WHAT THIS TASK INVOLVES
Restate the full listing word for word and leave the pictures out.
________________
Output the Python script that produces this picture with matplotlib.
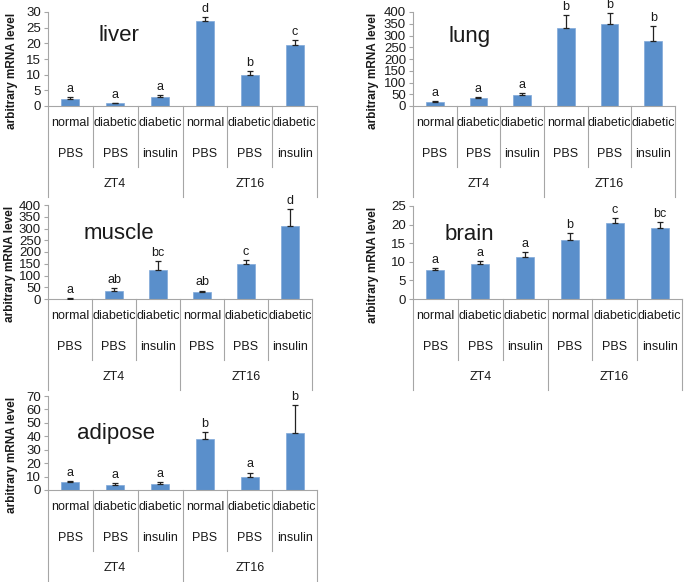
import matplotlib
matplotlib.use("Agg")
import matplotlib.pyplot as plt
from matplotlib.transforms import blended_transform_factory, ScaledTranslation

plt.rcParams['font.family'] = ['Liberation Sans', 'DejaVu Sans']

conditions = ["normal", "diabetic", "diabetic", "normal", "diabetic", "diabetic"]
treatments = ["PBS", "PBS", "insulin", "PBS", "PBS", "insulin"]
timepoints = ["ZT4", "ZT16"]

liver_vals = [2.3, 0.8, 3.0, 27.0, 9.8, 19.4]
liver_err = [0.7, 0.2, 0.5, 1.3, 1.5, 1.6]
liver_letters = ["a", "a", "a", "d", "b", "c"]
liver_ticks = [0, 5, 10, 15, 20, 25, 30]

lung_vals = [18, 33, 45, 330, 347, 277]
lung_err = [4, 5, 10, 58, 47, 63]
lung_letters = ["a", "a", "a", "b", "b", "b"]
lung_ticks = [0, 50, 100, 150, 200, 250, 300, 350, 400]

muscle_vals = [2, 35, 122, 28, 148, 310]
muscle_err = [1, 10, 38, 8, 17, 72]
muscle_letters = ["a", "ab", "bc", "ab", "c", "d"]
muscle_ticks = [0, 50, 100, 150, 200, 250, 300, 350, 400]

brain_vals = [7.7, 9.4, 11.2, 15.8, 20.4, 19.0]
brain_err = [0.7, 0.9, 1.4, 1.9, 1.3, 1.7]
brain_letters = ["a", "a", "a", "b", "c", "bc"]
brain_ticks = [0, 5, 10, 15, 20, 25]

adipose_vals = [6.0, 3.5, 4.5, 38.0, 10.0, 42.5]
adipose_err = [0.5, 1.5, 1.5, 5.0, 3.0, 20.5]
adipose_letters = ["a", "a", "a", "b", "a", "b"]
adipose_ticks = [0, 10, 20, 30, 40, 50, 60, 70]

W, H = 685, 582
DPI = 100
fig = plt.figure(figsize=(W / DPI, H / DPI), dpi=DPI)

BAR = "#5A8FCB"
GRID = "#A6A6A6"
TXT = "#1A1A1A"

# (name, vals, err, letters, ticks, left, right, top, bottom, title_pos, label_x, bottom_ext)
panels = [
    ("liver", liver_vals, liver_err, liver_letters, liver_ticks, 48, 317, 12, 106, (0.186, 0.69), 12, 91),
    ("lung", lung_vals, lung_err, lung_letters, lung_ticks, 413, 675, 12, 106, (0.134, 0.68), 373, 91),
    ("muscle", muscle_vals, muscle_err, muscle_letters, muscle_ticks, 48, 312, 205, 299, (0.133, 0.64), 10, 91),
    ("brain", brain_vals, brain_err, brain_letters, brain_ticks, 413, 682, 206, 299, (0.119, 0.63), 373, 91),
    ("adipose", adipose_vals, adipose_err, adipose_letters, adipose_ticks, 48, 317, 396, 490, (0.108, 0.54), 12, 92),
]

for (name, vals, err, letters, ticks, l, r, t, b, tpos, lx, ext) in panels:
    ax = fig.add_axes([l / W, 1 - b / H, (r - l) / W, (b - t) / H])
    x = list(range(len(vals)))
    ax.bar(x, vals, width=0.4, color=BAR, edgecolor="#80A9D9", linewidth=0.5, zorder=2)
    ax.errorbar(x, vals, yerr=[[0] * len(err), err], fmt="none", ecolor="#222222",
                elinewidth=0.9, capsize=2.5, capthick=0.9, zorder=3)
    for xi, v, e, s in zip(x, vals, err, letters):
        ax.annotate(s, (xi, v + e), xytext=(0, 1.5), textcoords="offset points",
                    ha="center", va="bottom", fontsize=9, color=TXT)
    ax.set_xlim(-0.5, len(vals) - 0.5)
    ax.set_ylim(ticks[0], ticks[-1])
    ax.set_yticks(ticks)
    ax.set_yticklabels([str(v) for v in ticks], fontsize=9.5, color=TXT)
    ax.tick_params(axis="y", direction="out", length=3, width=0.8, color=GRID, pad=2)
    ax.set_xticks([])
    for sp in ["top", "right"]:
        ax.spines[sp].set_visible(False)
    for sp in ["left", "bottom"]:
        ax.spines[sp].set_color(GRID)
        ax.spines[sp].set_linewidth(0.8)
    ax.text(tpos[0], tpos[1], name, transform=ax.transAxes, fontsize=16, ha="left",
            va="baseline", color=TXT)

    base = blended_transform_factory(ax.transData, ax.transAxes)

    def tr(dy_px):
        return base + ScaledTranslation(0, -dy_px / DPI, fig.dpi_scale_trans)

    n = len(vals)
    hpx = b - t
    for k in range(n + 1):
        xb = k - 0.5
        depth = ext if k in (0, n // 2, n) else 61
        ax.add_line(plt.Line2D([xb, xb], [0, -depth / hpx], transform=base,
                               color=GRID, lw=0.8, clip_on=False))
    for xi in x:
        ax.text(xi, 0, conditions[xi], transform=tr(17), ha="center", va="center",
                fontsize=9, color=TXT)
        ax.text(xi, 0, treatments[xi], transform=tr(48), ha="center", va="center",
                fontsize=9, color=TXT)
    for gi, tp in enumerate(timepoints):
        ax.text(1 + 3 * gi, 0, tp, transform=tr(78), ha="center", va="center",
                fontsize=9, color=TXT)

    fig.text(lx / W, 1 - ((t + b) / 2 + 12) / H, "arbitrary mRNA level", rotation=90,
             ha="center", va="center", fontsize=8.5, fontweight="bold", color=TXT)

fig.savefig("out.png", dpi=DPI)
________________
OUTPUT FOR THIS EXERCISE
Output the Python script that produces this picture with matplotlib.
import matplotlib
matplotlib.use("Agg")
import matplotlib.pyplot as plt
from matplotlib.transforms import blended_transform_factory, ScaledTranslation

plt.rcParams['font.family'] = ['Liberation Sans', 'DejaVu Sans']

conditions = ["normal", "diabetic", "diabetic", "normal", "diabetic", "diabetic"]
treatments = ["PBS", "PBS", "insulin", "PBS", "PBS", "insulin"]
timepoints = ["ZT4", "ZT16"]

liver_vals = [2.3, 0.8, 3.0, 27.0, 9.8, 19.4]
liver_err = [0.7, 0.2, 0.5, 1.3, 1.5, 1.6]
liver_letters = ["a", "a", "a", "d", "b", "c"]
liver_ticks = [0, 5, 10, 15, 20, 25, 30]

lung_vals = [18, 33, 45, 330, 347, 277]
lung_err = [4, 5, 10, 58, 47, 63]
lung_letters = ["a", "a", "a", "b", "b", "b"]
lung_ticks = [0, 50, 100, 150, 200, 250, 300, 350, 400]

muscle_vals = [2, 35, 122, 28, 148, 310]
muscle_err = [1, 10, 38, 8, 17, 72]
muscle_letters = ["a", "ab", "bc", "ab", "c", "d"]
muscle_ticks = [0, 50, 100, 150, 200, 250, 300, 350, 400]

brain_vals = [7.7, 9.4, 11.2, 15.8, 20.4, 19.0]
brain_err = [0.7, 0.9, 1.4, 1.9, 1.3, 1.7]
brain_letters = ["a", "a", "a", "b", "c", "bc"]
brain_ticks = [0, 5, 10, 15, 20, 25]

adipose_vals = [6.0, 3.5, 4.5, 38.0, 10.0, 42.5]
adipose_err = [0.5, 1.5, 1.5, 5.0, 3.0, 20.5]
adipose_letters = ["a", "a", "a", "b", "a", "b"]
adipose_ticks = [0, 10, 20, 30, 40, 50, 60, 70]

W, H = 685, 582
DPI = 100
fig = plt.figure(figsize=(W / DPI, H / DPI), dpi=DPI)

BAR = "#5A8FCB"
GRID = "#A6A6A6"
TXT = "#1A1A1A"

# (name, vals, err, letters, ticks, left, right, top, bottom, title_pos, label_x, bottom_ext)
panels = [
    ("liver", liver_vals, liver_err, liver_letters, liver_ticks, 48, 317, 12, 106, (0.186, 0.69), 12, 91),
    ("lung", lung_vals, lung_err, lung_letters, lung_ticks, 413, 675, 12, 106, (0.134, 0.68), 373, 91),
    ("muscle", muscle_vals, muscle_err, muscle_letters, muscle_ticks, 48, 312, 205, 299, (0.133, 0.64), 10, 91),
    ("brain", brain_vals, brain_err, brain_letters, brain_ticks, 413, 682, 206, 299, (0.119, 0.63), 373, 91),
    ("adipose", adipose_vals, adipose_err, adipose_letters, adipose_ticks, 48, 317, 396, 490, (0.108, 0.54), 12, 92),
]

for (name, vals, err, letters, ticks, l, r, t, b, tpos, lx, ext) in panels:
    ax = fig.add_axes([l / W, 1 - b / H, (r - l) / W, (b - t) / H])
    x = list(range(len(vals)))
    ax.bar(x, vals, width=0.4, color=BAR, edgecolor="#80A9D9", linewidth=0.5, zorder=2)
    ax.errorbar(x, vals, yerr=[[0] * len(err), err], fmt="none", ecolor="#222222",
                elinewidth=0.9, capsize=2.5, capthick=0.9, zorder=3)
    for xi, v, e, s in zip(x, vals, err, letters):
        ax.annotate(s, (xi, v + e), xytext=(0, 1.5), textcoords="offset points",
                    ha="center", va="bottom", fontsize=9, color=TXT)
    ax.set_xlim(-0.5, len(vals) - 0.5)
    ax.set_ylim(ticks[0], ticks[-1])
    ax.set_yticks(ticks)
    ax.set_yticklabels([str(v) for v in ticks], fontsize=9.5, color=TXT)
    ax.tick_params(axis="y", direction="out", length=3, width=0.8, color=GRID, pad=2)
    ax.set_xticks([])
    for sp in ["top", "right"]:
        ax.spines[sp].set_visible(False)
    for sp in ["left", "bottom"]:
        ax.spines[sp].set_color(GRID)
        ax.spines[sp].set_linewidth(0.8)
    ax.text(tpos[0], tpos[1], name, transform=ax.transAxes, fontsize=16, ha="left",
            va="baseline", color=TXT)

    base = blended_transform_factory(ax.transData, ax.transAxes)

    def tr(dy_px):
        return base + ScaledTranslation(0, -dy_px / DPI, fig.dpi_scale_trans)

    n = len(vals)
    hpx = b - t
    for k in range(n + 1):
        xb = k - 0.5
        depth = ext if k in (0, n // 2, n) else 61
        ax.add_line(plt.Line2D([xb, xb], [0, -depth / hpx], transform=base,
                               color=GRID, lw=0.8, clip_on=False))
    for xi in x:
        ax.text(xi, 0, conditions[xi], transform=tr(17), ha="center", va="center",
                fontsize=9, color=TXT)
        ax.text(xi, 0, treatments[xi], transform=tr(48), ha="center", va="center",
                fontsize=9, color=TXT)
    for gi, tp in enumerate(timepoints):
        ax.text(1 + 3 * gi, 0, tp, transform=tr(78), ha="center", va="center",
                fontsize=9, color=TXT)

    fig.text(lx / W, 1 - ((t + b) / 2 + 12) / H, "arbitrary mRNA level", rotation=90,
             ha="center", va="center", fontsize=8.5, fontweight="bold", color=TXT)

fig.savefig("out.png", dpi=DPI)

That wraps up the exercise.